---------- Excerpted data
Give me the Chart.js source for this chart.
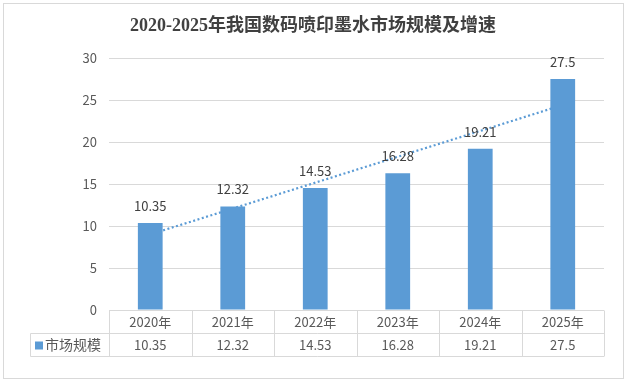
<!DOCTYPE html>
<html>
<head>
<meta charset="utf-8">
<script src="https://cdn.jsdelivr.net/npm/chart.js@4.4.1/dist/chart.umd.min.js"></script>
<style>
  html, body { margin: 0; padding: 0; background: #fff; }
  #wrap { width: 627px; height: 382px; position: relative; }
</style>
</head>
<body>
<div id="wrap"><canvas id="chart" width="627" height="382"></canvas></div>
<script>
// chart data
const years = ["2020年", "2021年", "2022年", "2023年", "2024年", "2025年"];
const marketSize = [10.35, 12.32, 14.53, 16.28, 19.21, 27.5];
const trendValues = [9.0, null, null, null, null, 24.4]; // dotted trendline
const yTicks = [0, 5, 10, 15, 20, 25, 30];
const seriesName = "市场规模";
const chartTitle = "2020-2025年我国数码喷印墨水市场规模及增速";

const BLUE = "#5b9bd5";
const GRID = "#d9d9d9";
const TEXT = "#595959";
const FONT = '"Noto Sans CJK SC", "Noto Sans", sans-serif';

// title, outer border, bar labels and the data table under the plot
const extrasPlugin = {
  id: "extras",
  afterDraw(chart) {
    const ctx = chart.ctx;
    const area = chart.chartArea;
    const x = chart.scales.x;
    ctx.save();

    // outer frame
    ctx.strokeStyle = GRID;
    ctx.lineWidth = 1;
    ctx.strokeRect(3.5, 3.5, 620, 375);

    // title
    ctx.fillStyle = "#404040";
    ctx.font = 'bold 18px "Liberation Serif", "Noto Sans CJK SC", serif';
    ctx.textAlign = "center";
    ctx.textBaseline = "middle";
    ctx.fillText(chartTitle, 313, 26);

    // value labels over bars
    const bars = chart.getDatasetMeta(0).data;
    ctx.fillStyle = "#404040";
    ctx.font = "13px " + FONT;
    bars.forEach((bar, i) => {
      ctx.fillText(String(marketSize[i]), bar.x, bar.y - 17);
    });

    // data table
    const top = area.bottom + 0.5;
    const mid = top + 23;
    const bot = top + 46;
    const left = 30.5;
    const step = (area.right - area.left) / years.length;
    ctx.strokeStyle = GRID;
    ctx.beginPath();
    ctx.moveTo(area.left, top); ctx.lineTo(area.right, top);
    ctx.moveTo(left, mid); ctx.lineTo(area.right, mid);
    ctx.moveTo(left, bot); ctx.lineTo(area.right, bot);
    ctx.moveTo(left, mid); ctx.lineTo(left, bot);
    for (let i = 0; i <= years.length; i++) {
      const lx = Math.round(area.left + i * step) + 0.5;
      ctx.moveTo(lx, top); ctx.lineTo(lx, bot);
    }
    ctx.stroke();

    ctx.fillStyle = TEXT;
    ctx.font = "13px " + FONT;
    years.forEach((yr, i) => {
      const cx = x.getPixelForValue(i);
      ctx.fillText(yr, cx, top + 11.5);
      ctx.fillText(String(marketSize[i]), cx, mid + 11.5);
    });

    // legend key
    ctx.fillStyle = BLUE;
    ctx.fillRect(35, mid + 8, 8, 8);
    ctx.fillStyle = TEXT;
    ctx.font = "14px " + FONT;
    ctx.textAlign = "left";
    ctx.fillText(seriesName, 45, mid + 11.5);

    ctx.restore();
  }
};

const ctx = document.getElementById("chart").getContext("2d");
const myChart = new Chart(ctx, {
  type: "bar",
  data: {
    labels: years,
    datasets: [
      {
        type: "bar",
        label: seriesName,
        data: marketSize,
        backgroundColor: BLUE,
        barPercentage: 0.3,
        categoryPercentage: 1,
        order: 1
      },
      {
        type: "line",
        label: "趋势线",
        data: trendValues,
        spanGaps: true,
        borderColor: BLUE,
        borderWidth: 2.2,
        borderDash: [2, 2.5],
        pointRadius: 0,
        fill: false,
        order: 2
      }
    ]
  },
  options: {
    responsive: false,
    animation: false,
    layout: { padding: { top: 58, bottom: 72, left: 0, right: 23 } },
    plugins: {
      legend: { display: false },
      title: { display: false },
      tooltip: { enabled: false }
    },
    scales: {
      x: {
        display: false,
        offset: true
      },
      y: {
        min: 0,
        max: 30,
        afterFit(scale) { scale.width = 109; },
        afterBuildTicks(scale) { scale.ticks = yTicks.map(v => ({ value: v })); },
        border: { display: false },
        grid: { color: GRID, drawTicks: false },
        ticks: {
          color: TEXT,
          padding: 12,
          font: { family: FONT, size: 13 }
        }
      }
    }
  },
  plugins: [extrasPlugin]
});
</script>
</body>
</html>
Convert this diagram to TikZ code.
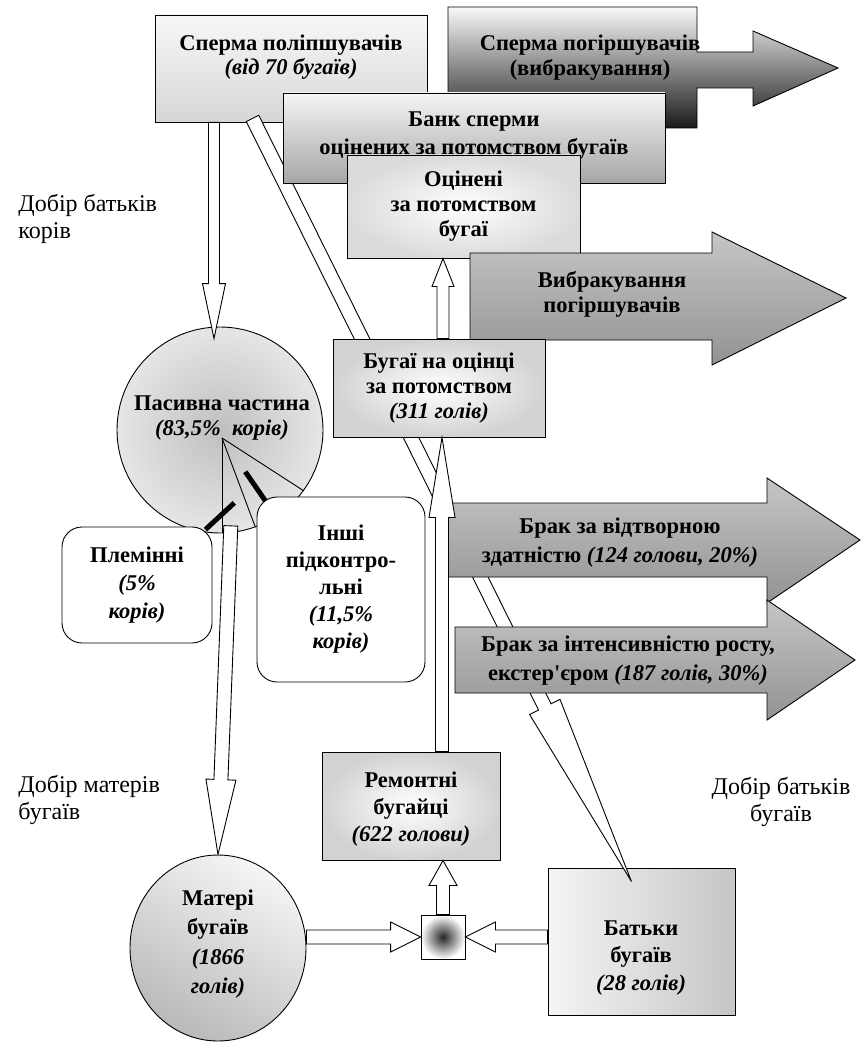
--------------------
## Stated problem:
Repeat the material above verbatim. Leave the pictures behind.

## Finished answer:
Give me the Chart.js source for this chart.
<!DOCTYPE html>
<html>
<head>
<meta charset="utf-8">
<script src="https://cdn.jsdelivr.net/npm/chart.js@4.4.1/dist/chart.umd.min.js"></script>
<style>
  html, body { margin: 0; padding: 0; background: #fff; }
  #wrap { width: 627px; height: 382px; position: relative; }
</style>
</head>
<body>
<div id="wrap"><canvas id="chart" width="627" height="382"></canvas></div>
<script>
// chart data
const years = ["2020年", "2021年", "2022年", "2023年", "2024年", "2025年"];
const marketSize = [10.35, 12.32, 14.53, 16.28, 19.21, 27.5];
const trendValues = [9.0, null, null, null, null, 24.4]; // dotted trendline
const yTicks = [0, 5, 10, 15, 20, 25, 30];
const seriesName = "市场规模";
const chartTitle = "2020-2025年我国数码喷印墨水市场规模及增速";

const BLUE = "#5b9bd5";
const GRID = "#d9d9d9";
const TEXT = "#595959";
const FONT = '"Noto Sans CJK SC", "Noto Sans", sans-serif';

// title, outer border, bar labels and the data table under the plot
const extrasPlugin = {
  id: "extras",
  afterDraw(chart) {
    const ctx = chart.ctx;
    const area = chart.chartArea;
    const x = chart.scales.x;
    ctx.save();

    // outer frame
    ctx.strokeStyle = GRID;
    ctx.lineWidth = 1;
    ctx.strokeRect(3.5, 3.5, 620, 375);

    // title
    ctx.fillStyle = "#404040";
    ctx.font = 'bold 18px "Liberation Serif", "Noto Sans CJK SC", serif';
    ctx.textAlign = "center";
    ctx.textBaseline = "middle";
    ctx.fillText(chartTitle, 313, 26);

    // value labels over bars
    const bars = chart.getDatasetMeta(0).data;
    ctx.fillStyle = "#404040";
    ctx.font = "13px " + FONT;
    bars.forEach((bar, i) => {
      ctx.fillText(String(marketSize[i]), bar.x, bar.y - 17);
    });

    // data table
    const top = area.bottom + 0.5;
    const mid = top + 23;
    const bot = top + 46;
    const left = 30.5;
    const step = (area.right - area.left) / years.length;
    ctx.strokeStyle = GRID;
    ctx.beginPath();
    ctx.moveTo(area.left, top); ctx.lineTo(area.right, top);
    ctx.moveTo(left, mid); ctx.lineTo(area.right, mid);
    ctx.moveTo(left, bot); ctx.lineTo(area.right, bot);
    ctx.moveTo(left, mid); ctx.lineTo(left, bot);
    for (let i = 0; i <= years.length; i++) {
      const lx = Math.round(area.left + i * step) + 0.5;
      ctx.moveTo(lx, top); ctx.lineTo(lx, bot);
    }
    ctx.stroke();

    ctx.fillStyle = TEXT;
    ctx.font = "13px " + FONT;
    years.forEach((yr, i) => {
      const cx = x.getPixelForValue(i);
      ctx.fillText(yr, cx, top + 11.5);
      ctx.fillText(String(marketSize[i]), cx, mid + 11.5);
    });

    // legend key
    ctx.fillStyle = BLUE;
    ctx.fillRect(35, mid + 8, 8, 8);
    ctx.fillStyle = TEXT;
    ctx.font = "14px " + FONT;
    ctx.textAlign = "left";
    ctx.fillText(seriesName, 45, mid + 11.5);

    ctx.restore();
  }
};

const ctx = document.getElementById("chart").getContext("2d");
const myChart = new Chart(ctx, {
  type: "bar",
  data: {
    labels: years,
    datasets: [
      {
        type: "bar",
        label: seriesName,
        data: marketSize,
        backgroundColor: BLUE,
        barPercentage: 0.3,
        categoryPercentage: 1,
        order: 1
      },
      {
        type: "line",
        label: "趋势线",
        data: trendValues,
        spanGaps: true,
        borderColor: BLUE,
        borderWidth: 2.2,
        borderDash: [2, 2.5],
        pointRadius: 0,
        fill: false,
        order: 2
      }
    ]
  },
  options: {
    responsive: false,
    animation: false,
    layout: { padding: { top: 58, bottom: 72, left: 0, right: 23 } },
    plugins: {
      legend: { display: false },
      title: { display: false },
      tooltip: { enabled: false }
    },
    scales: {
      x: {
        display: false,
        offset: true
      },
      y: {
        min: 0,
        max: 30,
        afterFit(scale) { scale.width = 109; },
        afterBuildTicks(scale) { scale.ticks = yTicks.map(v => ({ value: v })); },
        border: { display: false },
        grid: { color: GRID, drawTicks: false },
        ticks: {
          color: TEXT,
          padding: 12,
          font: { family: FONT, size: 13 }
        }
      }
    }
  },
  plugins: [extrasPlugin]
});
</script>
</body>
</html>
Convert this diagram to TikZ code.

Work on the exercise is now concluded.